Singapore has developed highly ambitious plans to increase annual handling capacity to an almost unimaginable 60m teu within a decade; while PTP’s concentration on developing a free-trade zone is beginning to attract light manufacturing and other non-port activities that will ultimately diversify its cargo base away from transhipment and increase the proportion of more reliable gateway cargo. It would also reduce the chances of the Maersk situation reoccurring – it is ironic that subsequently PSA has developed a dedicated terminal for Mediterranean Shipping Co.
London Gateway & Tilbury
Given the unsettled nature of the UK’s port scene since the recent launch of the country’s newest deepwater port, London Gateway, this is an entirely speculative suggestion, especially since Gateway’s first liner services have been won from nearby Tilbury, one of the country’s most established ports (Queen Elizabeth I launched the naval defence against the Spanish Armada in the 16th century from its docks).
The intense rivalry that appears to be developing between the two ports may at some later stage be interpreted by shipping historians more as the birth pangs of the UK’s newest port complex. Without wishing to delve into the details of the moves of both the SAECS and three Hamburg Sud services from Tilbury to London Gateway, it is clear that the trend in all deepsea trades is towards larger vessels. At some point, the tide-restricted river berths of Tilbury were sooner or later going to struggle to service these bigger ships, especially when a more round-the-clock option exists jut 10 miles downriver.
And whatever the status of the north-south services that it has so far attracted to its quayside, London Gateway was purpose-built to handle the ultra-large container vessels being deployed on the Asia-Europe trade; its stated mission is to act as the entrepôt for the UK’s largest consumer market: London and its UK south-east hinterland.
But in fact, there is considerably more potential for the site, especially taken in combination with the facilities at Tilbury. With its melting pot of cultures and role as global business hub, London is arguably the one city in Europe developing into anything that will resemble the megacity of tomorrow. It is early days yet, but acting as gateway to that provides base volumes and the beginning of a critical mass that would allow it to hunt transhipment cargo – in the same way that Rotterdam has managed by acting as a gateway for the industrialised Rhine heartlands of Germany.

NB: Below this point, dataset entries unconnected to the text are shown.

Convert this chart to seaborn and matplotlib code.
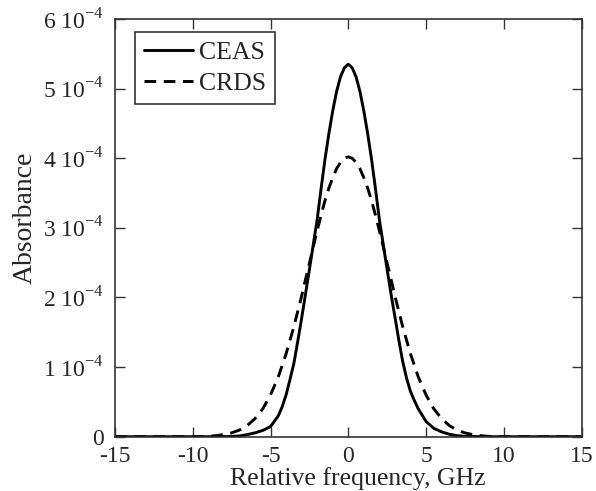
import matplotlib
matplotlib.use("Agg")
import matplotlib.pyplot as plt
import seaborn as sns
import pandas as pd

# ---- data (absorbance in units of 1e-4) ----
freq_ceas = [-15, -9, -7.5, -7, -6.5, -6, -5.5, -5, -4.5, -4.25, -4, -3.75, -3.5, -3.25, -3, -2.75, -2.5, -2.25,
             -2, -1.75, -1.5, -1.25, -1, -0.75, -0.5, -0.25,
             0, 0.25, 0.5, 0.75, 1, 1.25, 1.5, 1.75, 2, 2.25, 2.5, 2.75, 3, 3.25, 3.5, 3.75, 4, 4.25, 4.5,
             5, 5.5, 6, 6.5, 7, 7.5, 9, 15]
abs_ceas = [0, 0, 0.003, 0.01, 0.03, 0.055, 0.09, 0.145, 0.30, 0.43, 0.60, 0.82, 1.05, 1.37, 1.70, 2.05, 2.40, 2.76,
            3.12, 3.56, 3.98, 4.35, 4.68, 4.96, 5.17, 5.30,
            5.35, 5.30, 5.17, 4.96, 4.68, 4.35, 3.98, 3.56, 3.12, 2.76, 2.40, 2.05, 1.72, 1.39, 1.08, 0.84, 0.65, 0.52, 0.40,
            0.22, 0.12, 0.07, 0.035, 0.015, 0.005, 0, 0]

freq_crds = [-15, -9.5, -9, -8.5, -8, -7.5, -7, -6.5, -6, -5.5, -5, -4.5, -4, -3.5, -3, -2.75, -2.5, -2.25, -2,
             -1.75, -1.5, -1.25, -1, -0.75, -0.5, -0.25,
             0, 0.25, 0.5, 0.75, 1, 1.25, 1.5, 1.75, 2, 2.25, 2.5, 2.75, 3, 3.5, 4, 4.5, 5, 5.5, 6, 6.5, 7, 7.5,
             8, 8.5, 9, 9.5, 15]
abs_crds = [0, 0, 0.005, 0.015, 0.03, 0.055, 0.095, 0.16, 0.26, 0.40, 0.60, 0.86, 1.19, 1.58, 2.02, 2.26, 2.49, 2.73, 2.96,
            3.18, 3.39, 3.57, 3.72, 3.85, 3.94, 4.00,
            4.02, 4.00, 3.94, 3.85, 3.72, 3.57, 3.39, 3.18, 2.96, 2.73, 2.49, 2.26, 2.02, 1.58, 1.19, 0.86, 0.60, 0.40, 0.26, 0.16, 0.095, 0.055,
            0.03, 0.015, 0.005, 0, 0]

series_names = ["CEAS", "CRDS"]
x_ticks = [-15, -10, -5, 0, 5, 10, 15]
x_ticklabels = ["-15", "-10", "-5", "0", "5", "10", "15"]
y_ticks = [0, 1, 2, 3, 4, 5, 6]
y_ticklabels = ["0"] + [r"%d 10$^{\mathregular{-4}}$" % v for v in [1, 2, 3, 4, 5, 6]]

df = pd.concat([
    pd.DataFrame({"freq": freq_ceas, "absorb": abs_ceas, "series": series_names[0]}),
    pd.DataFrame({"freq": freq_crds, "absorb": abs_crds, "series": series_names[1]}),
])

sns.set_theme(style="ticks")
plt.rcParams["font.family"] = ["Liberation Serif", "DejaVu Serif"]
plt.rcParams["mathtext.fontset"] = "custom"
plt.rcParams["mathtext.rm"] = "Liberation Serif"
plt.rcParams["axes.unicode_minus"] = False
plt.rcParams["lines.solid_joinstyle"] = "round"
plt.rcParams["lines.dash_joinstyle"] = "round"

FS = 17
fig = plt.figure(figsize=(5.96, 4.91), dpi=100)
ax = fig.add_axes([0.193, 0.1106, 0.7827, 0.8507])

sns.lineplot(data=df[df.series == "CEAS"], x="freq", y="absorb", ax=ax, color="black",
             linewidth=2.1, label="CEAS", estimator=None, sort=False)
sns.lineplot(data=df[df.series == "CRDS"], x="freq", y="absorb", ax=ax, color="black",
             linewidth=2.1, linestyle=(0, (4.0, 2.6)), label="CRDS", estimator=None, sort=False)

ax.set_xlim(-15, 15)
ax.set_ylim(0, 6)
ax.set_xticks(x_ticks)
ax.set_xticklabels(x_ticklabels, fontsize=FS)
ax.set_yticks(y_ticks)
ax.set_yticklabels(y_ticklabels, fontsize=FS)
ax.tick_params(axis="both", direction="in", length=7, width=1.0, color="#333333",
               top=True, right=True, labeltop=False, labelright=False)
ax.tick_params(axis="x", pad=7)
ax.tick_params(axis="y", pad=8)
for sp in ax.spines.values():
    sp.set_visible(True)
    sp.set_linewidth(1.2)
    sp.set_color("#333333")

ax.set_xlabel("Relative frequency, GHz", fontsize=18.5)
ax.set_ylabel("Absorbance", fontsize=20)
ax.xaxis.set_label_coords(0.52, -0.073)
ax.yaxis.set_label_coords(-0.165, 0.525)

leg = ax.legend(loc="upper left", bbox_to_anchor=(0.043, 0.969), borderaxespad=0,
                fontsize=18.5, frameon=True, fancybox=False, framealpha=1,
                handlelength=1.9, handletextpad=0.25, borderpad=0.35, labelspacing=0.3)
leg.get_frame().set_edgecolor("#333333")
leg.get_frame().set_linewidth(1.2)

fig.savefig("out.png", dpi=100)
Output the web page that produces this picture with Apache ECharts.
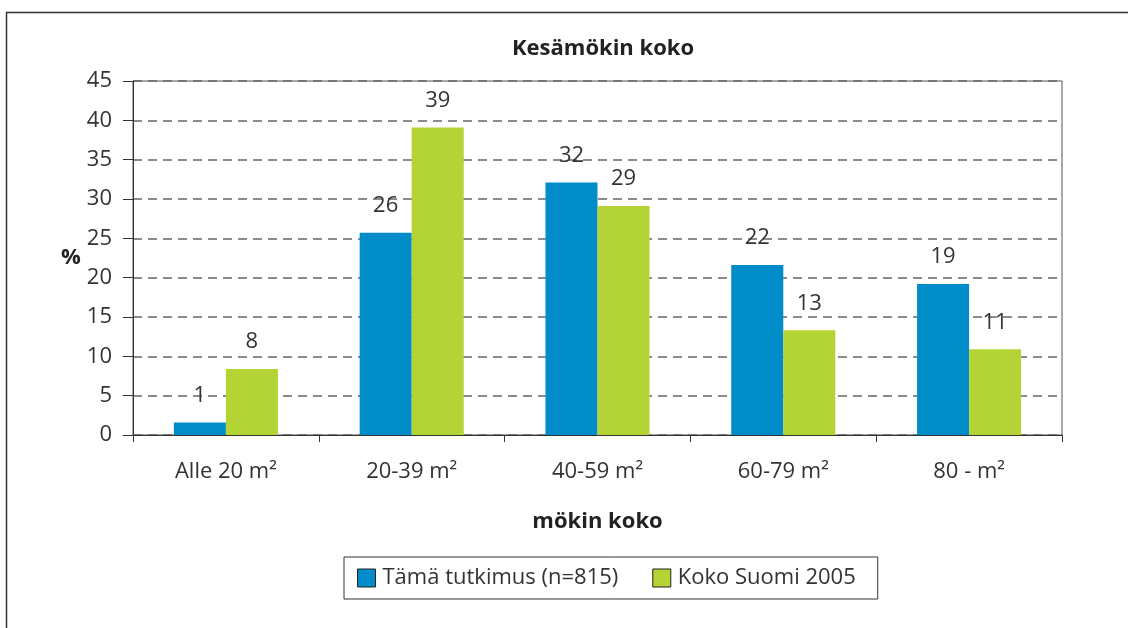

Indeed, The Loadstar is aware of one logistics company that has suggested to a major Asian hi-tech consumer goods manufacturer that London Gateway would make an ideal base from which to distribute its goods across Europe.
At the same time, we have reported that Tilbury is now focusing its attention on a shortsea container terminal, located behind its locks, with new 45ft spreaders specially acquired to service intra-European shortsea and midsea trades.
And consider the following thought experiment: when Marks & Spencer became the launch customer of London Gateway’s logistics park – set to be the largest in Europe – M&S’s Emile Naus told The Loadstar that the facility would act as a distribution hub for its European stores, as well as London and the south-east. He outlined a supply chain in which containers unloaded from Asia were de-stuffed at London Gateway and reloaded into trucks and driven, via the Channel Tunnel, across Europe.
Surely, it would be more economically and environmentally efficient to reload those goods onto 45ft containers and shunt them to Tilbury, where there could potentially be a growing network of shortsea services from which to access the continent.
Back in the 1990s, the UK was home to significant transhipment volumes, when Felixstowe had spare capacity and there were continuing problems in French ports. With the right planning, it might yet once again become a pre-eminent box hub.